Mr Russell, of the Defendant Company, obtained insurance cover for RIL in relation to the relevant period. After discussing RIL’s requirements with its director, Mr Russell obtained an All Risks policy which covered “…the property of the Insured or held by the Insured in trust for which the Insured is responsible.”
On 16 May 2001 a fire broke out at RIL’s premises and the Stock was destroyed. RIL made a claim on its insurance which was rejected by the insurer. That rejection was ultimately upheld by the Court of Appeal on the basis that the words “which the Insured is responsible” meant that, in order to recover under the insurance, the insured must be “legally liable” for the Stock.
David Donaldson QC held that Mr Russell was under a duty to obtain insurance cover which clearly and indisputably met RIL’s requirements and should, if reasonably possible, protect his client from having to enter into a legal dispute regarding its insurance cover. Donaldson QC found that at the time Mr Russell procured the relevant insurance he was aware of the basis on which RIL held the Stock. Mr Donaldson QC also stated that had he sought to do so, Mr Russell could have obtained suitable cover on behalf of RIL probably without even requiring a higher premium. Mr Donaldson QC therefore held that Mr Russell was in breach of his duty to RIL. As a result, the Defendant was ordered to pay to RIL the cost of its actions against the Insurer (i.e. RIL’s legal fees) and the value of the Stock.

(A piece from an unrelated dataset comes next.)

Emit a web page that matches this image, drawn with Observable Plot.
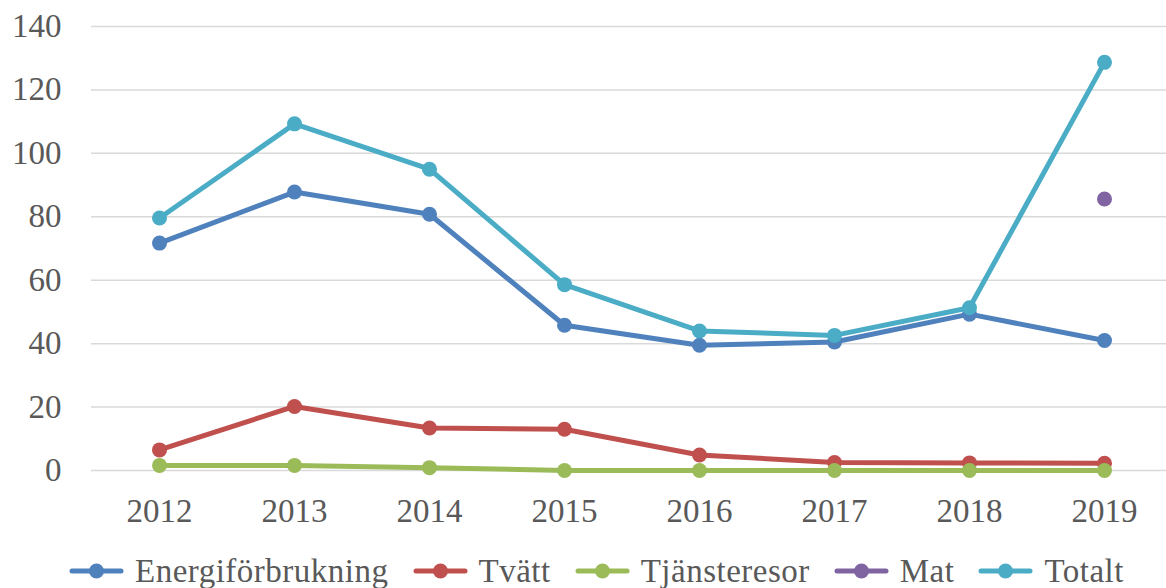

This decision follows the established decisions in Talbot Underwriting v Nausch Hogan [2006] 2 Lloyd’s Rep 195 regarding a broker’s duty and North British and Mercantile Insurance Company v Moffatt (1871) LR7 CP25 regarding the meaning of “responsible” in this context. As a result of these authorities, brokers must be vigilant in ensuring that the cover they obtain for their clients meets each client’s requirements.